1099: Income Sources

There are different 1099 forms to pay attention to:

1099-MISC: Other Income 

If you don’t receive your compensation as wages, you may receive this form instead of a W-2. You would typically receive this form from a business that pays you as a self-employed individual. Income sources generally include rents, prizes and awards, fishing boat proceeds, nonqualified deferred compensation or other income payments. 

1099-NEC: Independent Contractor Income

Another alternative to the W-2 is to work as an independent contractor (a non-employee). In this case, you may receive a 1099-NEC from the business you are working for.

1099-INT: Interest Income 

You typically receive this from your bank where you earn taxable interest.

If you receive more than $10 in interest from any one person or institution, you would receive this form.

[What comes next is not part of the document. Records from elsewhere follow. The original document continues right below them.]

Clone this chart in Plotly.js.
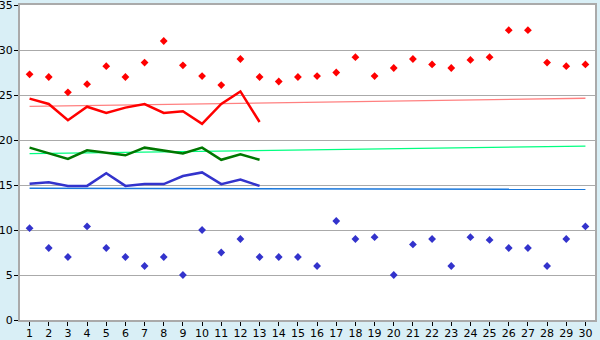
<!DOCTYPE html>
<html>
<head>
<meta charset="utf-8">
<script src="https://cdn.plot.ly/plotly-3.0.1.min.js"></script>
<style>
html,body{margin:0;padding:0;background:#d9eff6;}
#chart{width:600px;height:340px;}
</style>
</head>
<body>
<div id="chart"></div>
<script>
const days = [1,2,3,4,5,6,7,8,9,10,11,12,13,14,15,16,17,18,19,20,21,22,23,24,25,26,27,28,29,30];
const maxPoints = [27.3,27.0,25.3,26.2,28.2,27.0,28.6,31.0,28.3,27.1,26.1,29.0,27.0,26.5,27.0,27.1,27.5,29.2,27.1,28.0,29.0,28.4,28.0,28.9,29.2,32.2,32.2,28.6,28.2,28.4];
const minPoints = [10.2,8.0,7.0,10.4,8.0,7.0,6.0,7.0,5.0,10.0,7.5,9.0,7.0,7.0,7.0,6.0,11.0,9.0,9.2,5.0,8.4,9.0,6.0,9.2,8.9,8.0,8.0,6.0,9.0,10.4];
const lineDays = [1,2,3,4,5,6,7,8,9,10,11,12,13];
const redLine = [24.6,24.0,22.2,23.7,23.0,23.6,24.0,23.0,23.2,21.8,24.0,25.4,22.0];
const greenLine = [19.15,18.5,17.9,18.85,18.6,18.3,19.15,18.8,18.5,19.15,17.8,18.4,17.8];
const blueLine = [15.15,15.3,14.9,14.9,16.3,14.9,15.1,15.1,16.0,16.4,15.1,15.6,14.9];
const trendDays = [1,30];
const redTrend = [23.74,24.64];
const greenTrend = [18.48,19.33];
const blueTrend = [14.63,14.52];

const traces = [
  {x: trendDays, y: redTrend, mode:'lines', line:{color:'#ff8080', width:1.3}},
  {x: trendDays, y: greenTrend, mode:'lines', line:{color:'#00ff80', width:1.3}},
  {x: trendDays, y: blueTrend, mode:'lines', line:{color:'#1a78dc', width:1.5}},
  {x: lineDays, y: redLine, mode:'lines', line:{color:'#ff0000', width:2.5}},
  {x: lineDays, y: greenLine, mode:'lines', line:{color:'#007700', width:2.5}},
  {x: lineDays, y: blueLine, mode:'lines', line:{color:'#3333cc', width:2.5}},
  {x: days, y: maxPoints, mode:'markers', marker:{symbol:'diamond', size:6, color:'#ff0000'}},
  {x: days, y: minPoints, mode:'markers', marker:{symbol:'diamond', size:6, color:'#3333cc'}}
];

const layout = {
  width:600, height:340,
  margin:{l:20, r:5, t:5, b:20, pad:0},
  paper_bgcolor:'#d9eff6',
  plot_bgcolor:'#ffffff',
  showlegend:false,
  font:{family:'DejaVu Sans, Verdana, sans-serif', size:11, color:'#000'},
  xaxis:{
    range:[0.5,30.5], tickmode:'array', tickvals:days, ticktext:days.map(String),
    showgrid:false, zeroline:false,
    showline:true, linecolor:'#aaaaaa', linewidth:2, mirror:true,
    ticks:'outside', ticklen:4, tickcolor:'#000', tickwidth:1,
    ticklabeloverflow:'allow', ticklabelstandoff:-2,
    fixedrange:true
  },
  yaxis:{
    range:[0,35], dtick:5, tick0:0,
    showgrid:true, gridcolor:'#aaaaaa', gridwidth:1, zeroline:false,
    showline:true, linecolor:'#aaaaaa', linewidth:2, mirror:true,
    ticks:'outside', ticklen:4, tickcolor:'#000', tickwidth:1,
    ticklabeloverflow:'allow', ticklabelstandoff:-1,
    fixedrange:true
  }
};

Plotly.newPlot('chart', traces, layout, {displayModeBar:false, staticPlot:true});
</script>
</body>
</html>
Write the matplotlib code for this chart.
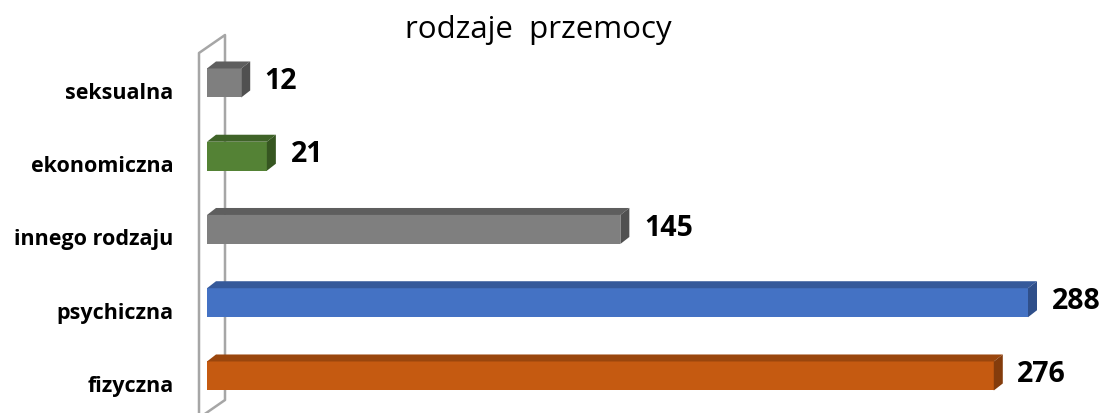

Interest is received on bank accounts, money market accounts, certificates of deposit (CDs), corporate bonds, treasury bills, and savings bonds.  

1099-DIV: Dividend Income

You typically receive this from a bank or another financial institution where you have dividend income from stock holdings or when a mutual fund distributes capital gains to shareholders.

1099-B: Capital Gains/Losses

If you have an after-tax investment account and made any trades during the tax year, you will likely receive a 1099-B. This form shows any realized capital gains or losses that need to be reported.

**1099 Composite

If you have an after-tax brokerage account (i.e. investment account), you may receive a compiled 1099 that includes a 1099-INT, 1099-DIV, and your 1099-B. 

1099-S: Sale of Real Estate

You receive this form if you sold real estate property. The 1099-S is typically issued by the title company. 

Not all real estate proceeds are taxable, but you should still receive a 1009-S and include the income on your tax return.

1099-Q: Distributions for Education

You receive this form if you take any distributions from a 529 or other Coverdell ESA account. 

The custodian of the account is not required to determine if distributions are for qualified or nonqualified expenses, so make sure to keep good records of what the funds were used for. 

1099-R: Retirement Distributions

You receive this if you took distributions from a retirement account. These include IRAs, pension plans, qualified annuities, 401ks, and other employer sponsored retirement plans. The 1099-R shows the gross amount distributed and any tax withheld. You will receive this even if you do a Rollover from one retirement account to another. 

1099-G: Income from the Government

If you received any income from the state or government, you should expect to receive a 1099-G. Examples might include unemployment income, workers compensation, and family paid leave.

1098: Mortgage Interest Paid

If you own a home and have a mortgage on it, you are likely paying some interest as part of your monthly payment. If so, you will receive a 1098, which shows the amount of mortgage interest you paid during the tax year.

1095: Healthcare Coverage

This shows whether you were covered by a qualified healthcare plan during the year, and if so, for which months and which family members were covered. 

5498: Retirement Contributions

This form is typically generated in May after you have already filed your tax return. It is for your own records to show contributions made to individual retirement accounts (Roth or Traditional IRA) 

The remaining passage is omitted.